Disclaimer
This edited version has been archived due to the length of time since original publication. It should not be regarded as indicative of the ATO's current views. The law may have changed since original publication, and views in the edited version may also be affected by subsequent precedents and new approaches to the application of the law.

You cannot rely on this record in your tax affairs. It is not binding and provides you with no protection (including from any underpaid tax, penalty or interest). In addition, this record is not an authority for the purposes of establishing a reasonably arguable position for you to apply to your own circumstances. For more information on the status of edited versions of private advice and reasons we publish them, see PS LA 2008/4.

Edited version of your private ruling

Authorisation Number: 1012121905022

    This edited version of your ruling will be published in the public register of private binding rulings after 28 days from the issue date of the ruling. The attached private rulings fact sheet has more information.

    Please check this edited version to be sure that there are no details remaining that you think may allow you to be identified. If you have any concerns about this ruling you wish to discuss, you will find our contact details in the fact sheet.

Ruling

Subject: Timing of income

Question

Is the lump sum received from an income protection policy assessable when received?

Answer

Yes

This ruling applies for the following period:

Year ended 30 June 2011

The scheme commences on:

1 July 2010

Relevant facts and circumstances

You were employed during the 2010-11 financial year after which you lost your job.

You had an income protection insurance policy.

After losing your job, you applied for an insurance payout and you were paid for a period that extended over the 2010-11 and 2011-12 financial years.

You received a lump sum payment prior to 30 June 2011.

Relevant legislative provisions

Income Tax Assessment Act 1997 Section 6-5.

Reasons for decision

Subsection 6-5(2) of the Income Tax Assessment Act 1997 (ITAA 1997) provides that the assessable income of a resident taxpayer includes ordinary income derived directly or indirectly from all sources during the income year.

Payments of salary and wages are income according to ordinary concepts and are included in assessable income under section 6-5 of the ITAA 1997.

An amount paid to compensate for loss generally acquires the character of that for which it is substituted (FC of T v. Dixon (1952) 86 CLR 540; (1952) 5 ATR 443;10 ATD 82).

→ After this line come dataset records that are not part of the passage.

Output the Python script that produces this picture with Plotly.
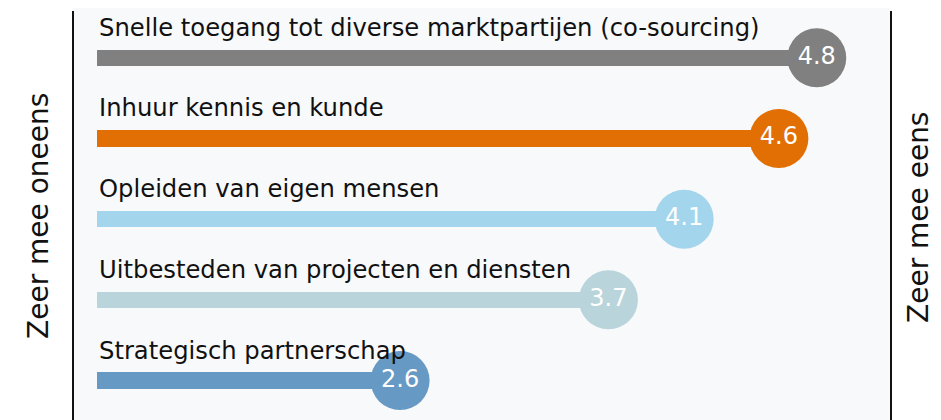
import plotly.graph_objects as go

categories = [
    "Snelle toegang tot diverse marktpartijen (co-sourcing)",
    "Inhuur kennis en kunde",
    "Opleiden van eigen mensen",
    "Uitbesteden van projecten en diensten",
    "Strategisch partnerschap",
]
scores = [4.8, 4.6, 4.1, 3.7, 2.6]
colors = ["#808080", "#e26f03", "#a3d5ec", "#b9d4da", "#6699c4"]
left_title = "Zeer mee oneens"
right_title = "Zeer mee eens"
scale_min = 1

positions = list(range(len(categories) - 1, -1, -1))

# page body has an 8px margin; size the figure so it fills the 941x420 window
OFF = 8
W, H = 941 - OFF, 420 - OFF
L, R, T, B = 73 - OFF, 50, 0, 0
pw, ph = W - L - R, H - T - B

FONT = "Verdana, DejaVu Sans, sans-serif"

fig = go.Figure()

fig.add_trace(go.Bar(
    orientation="h",
    y=positions,
    x=[s - scale_min for s in scores],
    base=scale_min,
    width=0.2,
    marker=dict(color=colors, line=dict(width=0)),
    hoverinfo="skip",
    showlegend=False,
))

fig.add_trace(go.Scatter(
    x=scores,
    y=positions,
    mode="markers+text",
    marker=dict(size=59, color=colors, line=dict(width=0)),
    text=[f"{s:.1f}" for s in scores],
    textposition="middle center",
    textfont=dict(family=FONT, size=24, color="white"),
    hoverinfo="skip",
    showlegend=False,
    cliponaxis=False,
))

for cat, pos in zip(categories, positions):
    fig.add_annotation(
        x=scale_min, y=pos, xref="x", yref="y",
        text=cat, showarrow=False,
        xanchor="left", yanchor="bottom", yshift=14,
        font=dict(family=FONT, size=24.25, color="#111111"),
    )


def px_to_paper(xa, ya):
    return ((xa - OFF) - L) / pw, 1 - ((ya - OFF) - T) / ph


lx, ly = px_to_paper(38, 216)
rx, ry = px_to_paper(918, 217)
fig.add_annotation(
    x=lx, y=ly, xref="paper", yref="paper", text=left_title, showarrow=False,
    xanchor="center", yanchor="middle", textangle=-90,
    font=dict(family=FONT, size=28, color="#111111"),
)
fig.add_annotation(
    x=rx, y=ry, xref="paper", yref="paper", text=right_title, showarrow=False,
    xanchor="center", yanchor="middle", textangle=-90,
    font=dict(family=FONT, size=28, color="#111111"),
)

line_top = (420 - 11) / ph

fig.update_layout(
    width=W, height=H,
    margin=dict(l=L, r=R, t=T, b=B, pad=0),
    plot_bgcolor="#f8f9fb",
    paper_bgcolor="white",
    bargap=0,
    xaxis=dict(range=[0.873, 5.192], visible=False, fixedrange=True),
    yaxis=dict(range=[-0.489, 4.617], visible=False, fixedrange=True),
    shapes=[
        dict(type="line", xref="paper", yref="paper", x0=0, x1=0, y0=0, y1=line_top,
             line=dict(color="#111111", width=2)),
        dict(type="line", xref="paper", yref="paper", x0=1, x1=1, y0=0, y1=line_top,
             line=dict(color="#111111", width=2)),
    ],
)

fig.write_html("out.html")
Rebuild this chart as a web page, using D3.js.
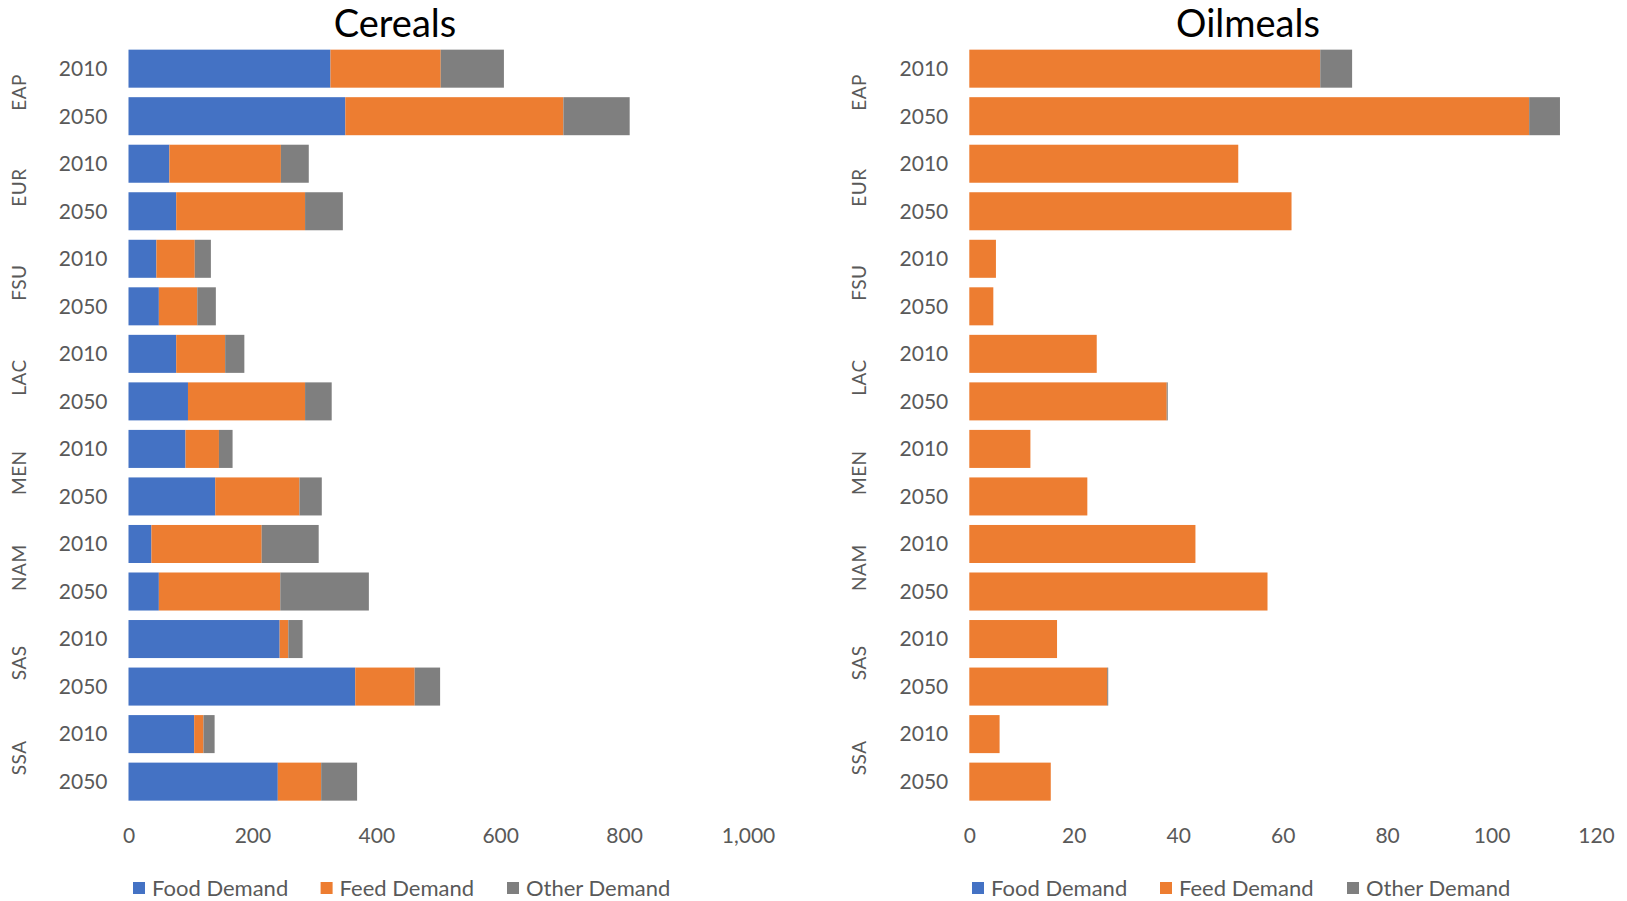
<!DOCTYPE html>
<html>
<head>
<meta charset="utf-8">
<script src="https://cdn.jsdelivr.net/npm/d3@7"></script>
<style>
  body { margin: 0; background: #fff; }
  svg text { font-family: Lato, "Open Sans", sans-serif; }
</style>
</head>
<body>
<svg id="chart"></svg>
<script>
// categories
var regions = ['EAP', 'EUR', 'FSU', 'LAC', 'MEN', 'NAM', 'SAS', 'SSA']
var years = ['2010', '2050']
var seriesNames = ['Food Demand', 'Feed Demand', 'Other Demand']
var seriesColors = ['#4472C4', '#ED7D31', '#7F7F7F']

// cereals, one value per region/year row (EAP 2010, EAP 2050, EUR 2010 ...)
var cerealFood  = [326, 350, 66, 77, 45, 49, 77, 96, 92, 140, 37, 49, 244, 366, 106, 241]
var cerealFeed  = [178, 352, 180, 208, 62, 62, 79, 189, 54, 136, 178, 196, 14, 96, 15, 70]
var cerealOther = [102, 107, 45, 61, 26, 30, 31, 43, 22, 36, 92, 143, 23, 41, 18, 58]

// oilmeals
var oilFood  = [0, 0, 0, 0, 0, 0, 0, 0, 0, 0, 0, 0, 0, 0, 0, 0]
var oilFeed  = [67.2, 107.2, 51.5, 61.7, 5.1, 4.6, 24.4, 37.8, 11.7, 22.6, 43.3, 57.1, 16.8, 26.4, 5.8, 15.6]
var oilOther = [6.1, 5.9, 0, 0, 0, 0, 0, 0.2, 0, 0, 0, 0, 0, 0.2, 0, 0]

var cerealTicks = [0, 200, 400, 600, 800, 1000]
var oilTicks = [0, 20, 40, 60, 80, 100, 120]

var width = 1627, height = 901
var svg = d3.select('#chart')
    .attr('width', width)
    .attr('height', height)
    .attr('viewBox', [0, 0, width, height])

var rows = []
regions.forEach(r => years.forEach(y => rows.push(r + ' ' + y)))

// same vertical bands for both panels
var y = d3.scaleBand()
    .domain(rows)
    .range([44.9, 805.4])
    .paddingInner(0.2)
    .paddingOuter(0.1)

function drawPanel(opts) {
    var g = svg.append('g')

    var table = rows.map((key, i) => ({
        key: key,
        'Food Demand': opts.food[i],
        'Feed Demand': opts.feed[i],
        'Other Demand': opts.other[i]
    }))
    var stacked = d3.stack().keys(seriesNames)(table)

    var x = d3.scaleLinear()
        .domain([0, opts.ticks[opts.ticks.length - 1]])
        .range([opts.left, opts.right])

    // title
    g.append('text')
        .attr('x', opts.titleX)
        .attr('y', 37)
        .attr('text-anchor', 'middle')
        .style('font-size', '38px')
        .style('fill', '#000')
        .text(opts.title)

    // bars
    g.selectAll('.series')
        .data(stacked)
        .enter()
        .append('g')
        .attr('class', 'series')
        .attr('fill', (d, i) => seriesColors[i])
        .selectAll('rect')
        .data(d => d)
        .enter()
        .append('rect')
        .attr('x', d => x(d[0]))
        .attr('y', d => y(d.data.key))
        .attr('width', d => Math.max(0, x(d[1]) - x(d[0])))
        .attr('height', y.bandwidth())

    // x axis, labels only
    g.append('g')
        .attr('transform', 'translate(0,' + 836 + ')')
        .call(d3.axisBottom(x).tickValues(opts.ticks).tickFormat(d3.format(',')).tickSize(0))
        .call(g => g.select('.domain').remove())
        .call(g => g.selectAll('text')
            .attr('dy', '0.35em')
            .attr('y', 0)
            .style('font-family', 'Lato, sans-serif')
            .style('font-size', '21px')
            .style('fill', '#595959'))

    // year labels
    g.selectAll('.yr')
        .data(rows)
        .enter()
        .append('text')
        .attr('class', 'yr')
        .attr('x', opts.left - 21)
        .attr('y', d => y(d) + y.bandwidth() / 2)
        .attr('dy', '0.35em')
        .attr('text-anchor', 'end')
        .style('font-size', '21px')
        .style('fill', '#595959')
        .text(d => d.split(' ')[1])

    // region labels, rotated
    g.selectAll('.reg')
        .data(regions)
        .enter()
        .append('text')
        .attr('class', 'reg')
        .attr('transform', d => {
            var cy = (y(d + ' 2010') + y(d + ' 2050') + y.bandwidth()) / 2
            return 'translate(' + opts.regionX + ',' + cy + ') rotate(-90)'
        })
        .attr('dy', '0.35em')
        .attr('text-anchor', 'middle')
        .style('font-size', '19px')
        .style('letter-spacing', '0.5px')
        .style('fill', '#595959')
        .text(d => d)

    // legend
    var leg = g.selectAll('.leg')
        .data(seriesNames)
        .enter()
        .append('g')
        .attr('class', 'leg')
        .attr('transform', (d, i) => 'translate(' + opts.legendX[i] + ',' + 888 + ')')

    leg.append('rect')
        .attr('x', 0)
        .attr('y', -6)
        .attr('width', 12)
        .attr('height', 12)
        .attr('fill', (d, i) => seriesColors[i])

    leg.append('text')
        .attr('x', 19)
        .attr('dy', '0.35em')
        .style('font-size', '22px')
        .style('fill', '#595959')
        .text(d => d)
}

drawPanel({
    title: 'Cereals', titleX: 395,
    food: cerealFood, feed: cerealFeed, other: cerealOther,
    ticks: cerealTicks, left: 128.5, right: 748,
    regionX: 19.7,
    legendX: [133, 320.6, 507]
})

drawPanel({
    title: 'Oilmeals', titleX: 1248,
    food: oilFood, feed: oilFeed, other: oilOther,
    ticks: oilTicks, left: 969.3, right: 1596,
    regionX: 859.7,
    legendX: [972, 1160, 1347]
})
</script>
</body>
</html>
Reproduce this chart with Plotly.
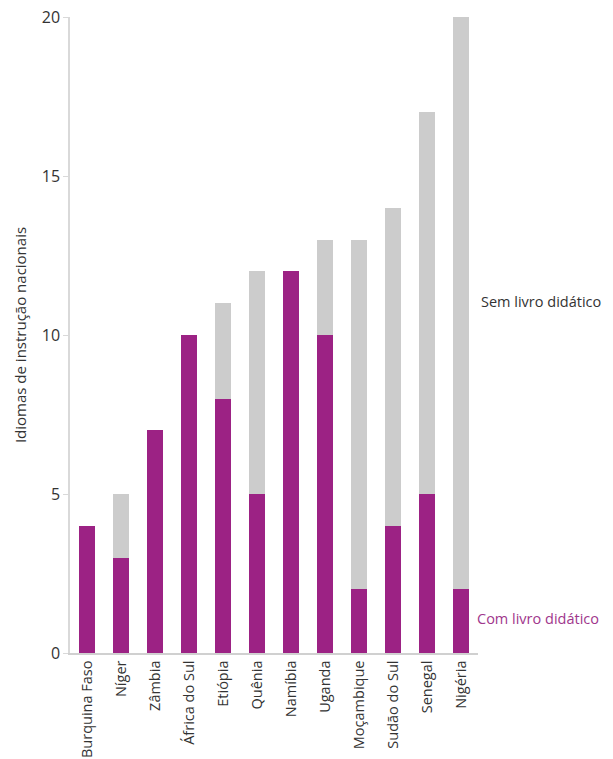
import plotly.graph_objects as go

paises = ["Burquina Faso", "Níger", "Zâmbia", "África do Sul", "Etiópia", "Quênia",
          "Namíbia", "Uganda", "Moçambique", "Sudão do Sul", "Senegal", "Nigéria"]
com_livro = [4, 3, 7, 10, 8, 5, 12, 10, 2, 4, 5, 2]
sem_livro = [0, 2, 0, 0, 3, 7, 0, 3, 11, 10, 12, 18]
y_ticks = [0, 5, 10, 15, 20]

roxo = "#9C2284"
cinza = "#CCCCCC"
fonte = "Open Sans"

fig = go.Figure()
fig.add_bar(x=paises, y=com_livro, name="Com livro didático", marker_color=roxo,
            marker_line_width=0)
fig.add_bar(x=paises, y=sem_livro, name="Sem livro didático", marker_color=cinza,
            marker_line_width=0)

fig.update_layout(
    barmode="stack",
    bargap=0.53,
    width=613, height=759,
    margin=dict(l=70, r=135, t=17, b=106, autoexpand=False),
    plot_bgcolor="white", paper_bgcolor="white",
    showlegend=False,
    font=dict(family=fonte, size=14, color="#333333"),
    xaxis=dict(
        tickangle=-90, showgrid=False, showline=True, linecolor="#D0D0D0",
        linewidth=1.5, ticks="", automargin=False,
        tickfont=dict(size=14.5, color="#333333"),
    ),
    yaxis=dict(
        range=[0, 20], tickvals=y_ticks, showgrid=False, zeroline=False,
        showline=True, linecolor="#D9D9D9", linewidth=1.5, automargin=False,
        ticks="outside", ticklen=5, tickcolor="#D9D9D9",
        tickfont=dict(size=16, color="#333333"),
        title=dict(text="Idiomas de instrução nacionais", font=dict(size=15, color="#333333"),
                   standoff=12),
    ),
    annotations=[
        dict(text="Sem livro didático", x=1.0, xref="paper", y=11.05, yref="y",
             xanchor="left", yanchor="middle", showarrow=False, xshift=1,
             font=dict(size=14.5, color="#333333", family=fonte)),
        dict(text="Com livro didático", x=1.0, xref="paper", y=1.07, yref="y",
             xanchor="left", yanchor="middle", showarrow=False, xshift=-3,
             font=dict(size=14.5, color="#A0368C", family=fonte)),
    ],
)

fig.write_html("out.html")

Compensation payments which substitute income have been held by the courts to be income under ordinary concepts (FC of T v. Inkster 89 ATC 5142, 20 ATR 1516; Tinkler v. FC of T (1979) 10 ATR 411; 79 ATC 4641; Case Y47 (1991) 22 ATR 3422; 91 ATC 433).

In your case you received an income protection insurance payout because you lost your job. The payment was to replace lost income. Therefore the lump sum payment retains the characteristics of ordinary income even though it was paid as a lump sum.

The compensation payment is ordinary income. Accordingly your lump sum is assessable under section 6-5 of the ITAA 1997.

Taxation Ruling TR 98/1 sets out the Commissioner's policy on the derivation of income. Paragraph 42 of the ruling states that income from employment would normally be assessable on a receipts basis. Salary, wages or other employment remuneration are assessable on receipt even though they relate to a past or future income period.

Therefore, although part of the payout that you received from your insurance policy relates to the following financial year, it is assessable in the year you received it.